Wednesday, January 13, 2016

Dark Territory by Susan Philpott Review
Full disclaimer: I did receive this book from the publisher in exchange for review, but my thoughts are my own, and I was going to read this regardless. 

From the publisher:
Signy Shepherd has spent her career with the Line, a modern underground railroad, shepherding at-risk women out of peril. When Signy takes Lizzy, a young woman desperate to save her infant son, under her protection, the case appears to be like any other. With a severe winter storm on the horizon, Signy drives Lizzy and her son out of the city. Suddenly, she finds the police hot on their tail, and when Lizzy’s erratic behavior propels them into further danger, Signy begins to suspect that her new ward is not the victim she claims to be.

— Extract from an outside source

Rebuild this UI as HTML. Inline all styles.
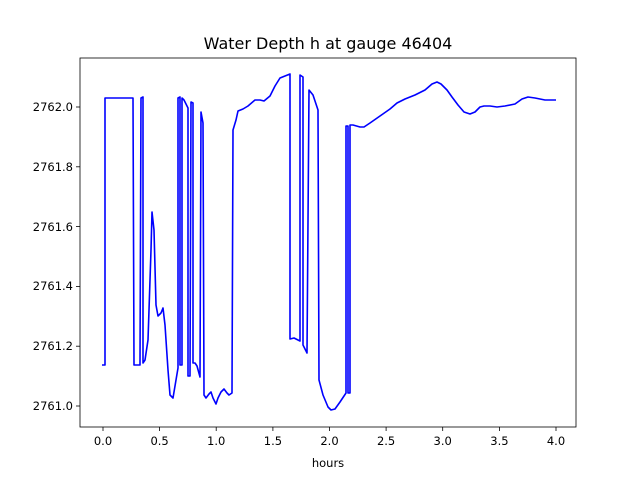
<!DOCTYPE html>
<html><head><meta charset="utf-8"><style>body{margin:0;background:#fff}svg{display:block}text{font-family:"DejaVu Sans","Liberation Sans",sans-serif;font-size:11.5px;fill:#000}</style></head>
<body>
<svg width="640" height="480" viewBox="0 0 640 480">
<rect width="640" height="480" fill="#fff"/>
<text x="328" y="49" text-anchor="middle" style="font-size:16px">Water Depth h at gauge 46404</text>
<polyline fill="none" stroke="#0000ff" stroke-width="1.6" stroke-linejoin="round" points="102,365 105,365 105,98 133,98 134,365 140,365 141,98 143,97 143,363 145,360 148,340 151,250 152,212 154,230 156,305 158,316 161,313 163,308 165,325 168,370 170,395 173,398 176,380 178,368 178,98 180,97 180,365 182,365 182,98 184,100 188,108 188,376 190,376 191,102 193,103 193,363 195,363 197,366 200,377 201,112 203,123 204,395 206,398 209,394 211,392 213,398 216,404 218,398 221,392 224,389 227,393 229,395 232,393 233,130 236,120 238,111 243,109 248,106 255,100 260,100 264,101 270,96 275,86 280,78 290,74 290,339 294,338 300,341 300,75 303,77 303,345 307,353 309,90 313,95 318,110 319,380 323,395 328,407 331,410 335,409 340,402 346,393 346,126 348,126 348,393 350,393 350,125 353,125 360,127 364,127 370,123 380,116 390,109 397,103 405,99 415,95 425,90 432,84 437,82 441,84 447,90 452,97 458,105 464,112 470,114 475,112 480,107 484,106 490,106 497,107 505,106 515,104 522,99 528,97 535,98 545,100 556,100"/>
<rect x="80" y="58" width="496" height="369" fill="none" stroke="#000" stroke-width="0.8"/>
<g stroke="#000" stroke-width="0.8">
<line x1="103" y1="427" x2="103" y2="431"/><line x1="159.6" y1="427" x2="159.6" y2="431"/><line x1="216.2" y1="427" x2="216.2" y2="431"/><line x1="272.9" y1="427" x2="272.9" y2="431"/><line x1="329.5" y1="427" x2="329.5" y2="431"/><line x1="386.1" y1="427" x2="386.1" y2="431"/><line x1="442.7" y1="427" x2="442.7" y2="431"/><line x1="499.4" y1="427" x2="499.4" y2="431"/><line x1="556" y1="427" x2="556" y2="431"/>
<line x1="76" y1="406" x2="80" y2="406"/><line x1="76" y1="346.2" x2="80" y2="346.2"/><line x1="76" y1="286.4" x2="80" y2="286.4"/><line x1="76" y1="226.6" x2="80" y2="226.6"/><line x1="76" y1="166.8" x2="80" y2="166.8"/><line x1="76" y1="107" x2="80" y2="107"/>
</g>
<g text-anchor="middle">
<text x="103" y="445">0.0</text><text x="159.6" y="445">0.5</text><text x="216.2" y="445">1.0</text><text x="272.9" y="445">1.5</text><text x="329.5" y="445">2.0</text><text x="386.1" y="445">2.5</text><text x="442.7" y="445">3.0</text><text x="499.4" y="445">3.5</text><text x="556" y="445">4.0</text>
<text x="328" y="467">hours</text>
</g>
<g text-anchor="end">
<text x="73" y="410">2761.0</text><text x="73" y="350">2761.2</text><text x="73" y="290">2761.4</text><text x="73" y="231">2761.6</text><text x="73" y="171">2761.8</text><text x="73" y="111">2762.0</text>
</g>
</svg>
</body></html>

Meanwhile, Signy’s PTSD-stricken mentor, Grace, investigates Lizzy’s husband. But Lizzy’s husband is hiding secrets of his own, and soon Grace finds herself out of her depth. As the treacherous blizzard closes in, the entire operation spirals out of control. Isolated and relying on nothing but her instincts, Signy is confronted with a choice that will force her to risk not only her own life, but those of the people she cares about most.

My thoughts:
Dark Territory is the second book in the Signy Shepherd series by Susan Philpott. The first book, Blown Red, was released last year and it was fantastic! This book was even better, in my opinion.

Signy works for the Line, which is an underground railway of sorts that helps women escape terrible situations, which is as empowering as it sounds. Signy helps transport the women to their new lives, and of course, runs into trouble along the way.

In this book, Signy is tasked with helping Lizzy Stone and her young son, Justin, escape her successful doctor husband, Solomon. Solomon seems like the perfect husband and father with a successful medical career, but he is definitely not the man he appears to be; however, neither is Lizzy. Signy has to decide whether Lizzy is telling her the entire story, and if she's not, how can she help someone who may be more dangerous than Solomon?

What I love about these books is that you don't always know who you can trust. I wavered between trusting and not trusting Lizzy, which made the book more interesting. On the surface, Lizzy seemed like a scared wife/mother, but underneath, she may have been hiding her own demons.

Grace is another character who returns, and I'm glad that we got to see a little bit more about her and her past. I was feeling a little skeptical of her after Blown Red, but she really grew on me throughout this book. I'm excited to see where her character goes next.

Signy is definitely my favourite character. She is tough, resourceful, smart, and not afraid to kick some ass when necessary. She had a rough start in life, but that hasn't stopped her from becoming an absolute necessity for the Line and the women she helps. She's a little more vulnerable in this book, as she needs to ask for help from a person that she doesn't exactly want to. I was pleased to see her more vulnerable, though, as it added more depth to her character. I can't wait to see how else she'll grow as the series continues.

This book is perfectly paced; even when the action stops the story is continuing to move forward. It will leave you flipping the pages as fast as you can, and will never let you stop wondering who to trust. It will make you cheer to see women being portrayed as strong and successful people who can more than handle their own. Philpott is fantastic at crafting characters you'll want to see succeed.

I do have two small gripes. I was a little sad that the book took part mostly in the U.S. I loved that Blown Red took place in Canada, and I hope that Philpott chooses to set the next books back in Canada.

The only other small thing is that at times, there are scenes that are so graphic they had me cringing. This is to be expected in a thriller book, though, so while it didn't bother me a lot, I could see it bothering those who may be a bit more sensitive.

I would recommend reading Blown Red first, because you'll have more background on the characters, but you could probably read this as standalone and still enjoy it. I would definitely recommend this book to anyone looking for a heart-pounding thriller with kickass women at the core.